Concerns with this are:
1. 'Buying up legitimate arms' - Per FG, the top 3 projected fWAR guys (and 7 of the top 10) are off the board already. You've got Suarez, Harvey, and Fairbanks, and after that you're real quickly getting into Justin Wilson/Drew Pomeranz (projected contract: 1 year, $4m)/Caleb Thielbar territory. And at that point, then you're just in pitch lab mode. Could they pitch lab it to a top 5 bullpen? Maybe, I guess. But that's development, not money.

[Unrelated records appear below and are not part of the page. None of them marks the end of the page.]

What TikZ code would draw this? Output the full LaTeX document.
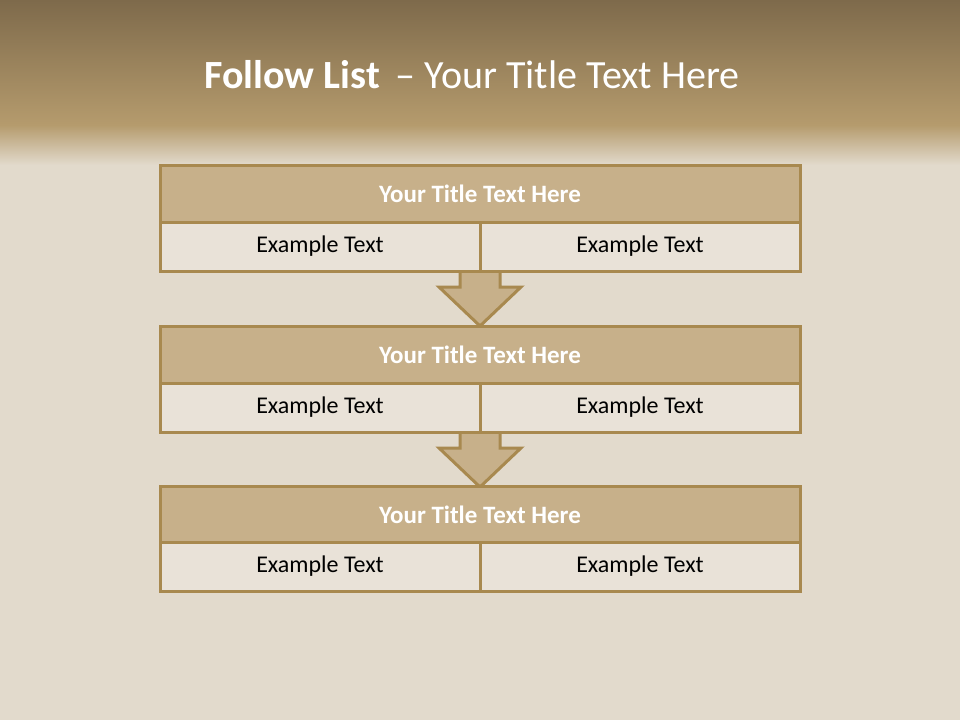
\documentclass[tikz,border=0pt]{standalone}
\usepackage{fontspec}
\setmainfont{Carlito}
\definecolor{bgbeige}{HTML}{E2DACC}
\definecolor{hdtop}{HTML}{7E6A4B}
\definecolor{hdbot}{HTML}{B59B6D}
\definecolor{edge}{HTML}{A8894F}
\definecolor{titlefill}{HTML}{C7B08A}
\definecolor{cellfill}{HTML}{E9E2D8}
\begin{document}
\begin{tikzpicture}[x=1pt,y=-1pt,
  titlebox/.style={draw=edge,line width=3pt,fill=titlefill,minimum width=640pt,minimum height=57pt,inner sep=0pt,text=white,font=\fontsize{25}{28}\selectfont\bfseries},
  cellbox/.style={draw=edge,line width=3pt,fill=cellfill,minimum width=320pt,minimum height=49pt,inner sep=0pt,text=black,font=\fontsize{24}{28}\selectfont},
  downarrow/.style={draw=edge,line width=3pt,fill=titlefill,line join=miter}]
\useasboundingbox (0,0) rectangle (960,720);
\fill[bgbeige] (0,0) rectangle (960,720);
\shade[top color=hdtop,bottom color=hdbot] (0,0) rectangle (960,125);
\shade[top color=hdbot,bottom color=bgbeige] (0,125) rectangle (960,165);
\node[font=\fontsize{40}{44}\selectfont,text=white] (maintitle) at (472,75) {\textbf{Follow List} \,– Your Title Text Here};
% arrows
\foreach \y/\n in {271/a1,432/a2}{
  \draw[downarrow] (460,\y) -- (500,\y) -- (500,\y+16) -- (521,\y+16) -- (480,\y+55) -- (439,\y+16) -- (460,\y+16) -- cycle;
}
% rows
\node[titlebox] (t1) at (480,193.5) {Your Title Text Here};
\node[cellbox] (c1l) at (320,246.5) {Example Text};
\node[cellbox] (c1r) at (640,246.5) {Example Text};
\node[titlebox] (t2) at (480,354.5) {Your Title Text Here};
\node[cellbox] (c2l) at (320,407.5) {Example Text};
\node[cellbox] (c2r) at (640,407.5) {Example Text};
\node[titlebox] (t3) at (480,514.5) {Your Title Text Here};
\node[cellbox] (c3l) at (320,566.5) {Example Text};
\node[cellbox] (c3r) at (640,566.5) {Example Text};
\end{tikzpicture}
\end{document}
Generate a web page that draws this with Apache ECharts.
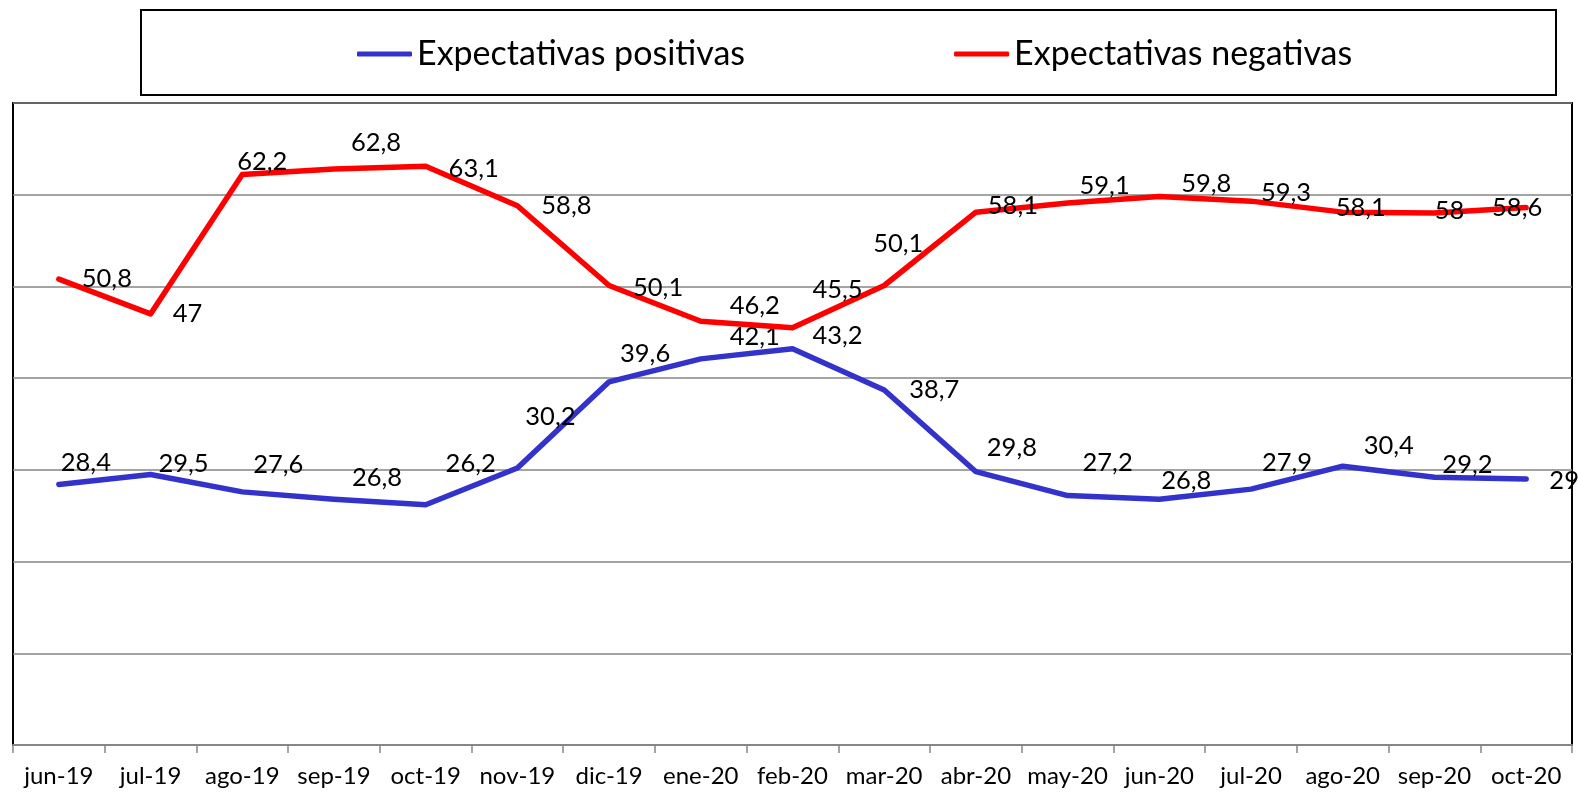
<!DOCTYPE html>
<html>
<head>
<meta charset="utf-8">
<script src="https://cdn.jsdelivr.net/npm/echarts@6/dist/echarts.min.js"></script>
<style>
html,body{margin:0;padding:0;background:#fff;}
#chart{width:1578px;height:793px;}
</style>
</head>
<body>
<div id="chart"></div>
<script>
const categories = ['jun-19','jul-19','ago-19','sep-19','oct-19','nov-19','dic-19','ene-20','feb-20','mar-20','abr-20','may-20','jun-20','jul-20','ago-20','sep-20','oct-20'];
const positivas = [28.4,29.5,27.6,26.8,26.2,30.2,39.6,42.1,43.2,38.7,29.8,27.2,26.8,27.9,30.4,29.2,29];
const negativas = [50.8,47,62.2,62.8,63.1,58.8,50.1,46.2,45.5,50.1,58.1,59.1,59.8,59.3,58.1,58,58.6];
const seriesNames = ['Expectativas positivas','Expectativas negativas'];

// label placement offsets (style only, pixels relative to each point)
const posLabelOffsets = [[27,-22],[33,-11],[36,-27],[43,-21],[45,-41],[33,-51],[36,-28],[54,-22],[45,-13],[50,0],[36,-24],[40,-33],[27,-18],[36,-26],[46,-20],[33,-12],[38,2]];
const negLabelOffsets = [[48,0],[37,0],[20,-13],[42,-26],[48,2],[49,0],[49,2],[54,-15],[45,-38],[14,-42],[37,-6],[37,-17],[47,-13],[35,-8],[18,-4],[15,-2],[-9,0]];

const FONT = 'Lato';
const chart = echarts.init(document.getElementById('chart'), null, {renderer:'canvas'});

function build(values, offsets){
  return values.map((v,i)=>({value:v, label:{offset:offsets[i]}}));
}
const labelStyle = {
  show:true, position:'inside', color:'#000', fontFamily:FONT, fontSize:25.5,
  align:'center', verticalAlign:'middle',
  formatter: p => String(p.value).replace('.', ',')
};

chart.setOption({
  animation:false,
  backgroundColor:'#fff',
  graphic:[{
    type:'rect', shape:{x:141, y:10, width:1415, height:85},
    style:{fill:'none', stroke:'#000', lineWidth:2}, z:100
  }],
  legend:{
    left:352, top:29, itemWidth:55, itemHeight:5, itemGap:209, icon:'roundRect',
    textStyle:{fontFamily:FONT, fontSize:34, color:'#000', lineHeight:40},
    data:seriesNames
  },
  grid:{left:13, right:6, top:103, bottom:48, show:true, borderColor:'#000', borderWidth:2, containLabel:false},
  xAxis:{
    type:'category', data:categories, boundaryGap:true,
    axisLine:{show:true, lineStyle:{color:'#868686', width:2}},
    axisTick:{show:true, length:8, alignWithLabel:false, lineStyle:{color:'#868686', width:1.5}},
    axisLabel:{color:'#000', fontFamily:FONT, fontSize:24, margin:19, interval:0},
    splitLine:{show:false}
  },
  yAxis:{
    type:'value', min:0, max:70, interval:10,
    axisLabel:{show:false}, axisTick:{show:false},
    axisLine:{show:false},
    splitLine:{show:true, lineStyle:{color:'#868686', width:1.5}}
  },
  series:[
    {name:seriesNames[0], type:'line', data:build(positivas,posLabelOffsets),
     symbol:'circle', symbolSize:2, showSymbol:true,
     lineStyle:{color:'#3333CC', width:5.5, cap:'round', join:'round'},
     itemStyle:{color:'#3333CC'}, label:labelStyle, z:3},
    {name:seriesNames[1], type:'line', data:build(negativas,negLabelOffsets),
     symbol:'circle', symbolSize:2, showSymbol:true,
     lineStyle:{color:'#FF0000', width:5.5, cap:'round', join:'round'},
     itemStyle:{color:'#FF0000'}, label:labelStyle, z:4}
  ]
});
</script>
</body>
</html>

2. The Cubs ended up 17th in rotation fWAR last year. And that's with Boyd, Horton, Shota, and Taillon making 101 of those starts (and combining for 7.6 fWAR). Rea gave you 27 starts and 1.6 fWAR, and the rest of the team gave you 34 starts and (roughly) 1.1 fWAR. For simplicities sake, let's just replace Rea's workload with Michael King. He's projected for 29 starts and a 2.8 fWAR. As far as I can tell, the other 4 are staying in the rotation. The 30-35 starts by your 6-10 SPs, I'll be generous and say that with Steele (a somewhat proven commodity) and Wiggins (very much not the case), we can make that 1.5 fWAR. So with this plan, we're talking about adding, rounding up, 2 wins to the rotation? Move from 17th to 11th? Couple that with a step down from Tucker to the kids, and you're, 'best case' scenario, treading water? Treading water on a 92 win team is far from the worst thing in the world, but
And just to avoid the conversation of mixing prior year results with 2026 projections, projections show improvement from Shota and Taillon, and show regression from Boyd and Horton. It roughly balances out.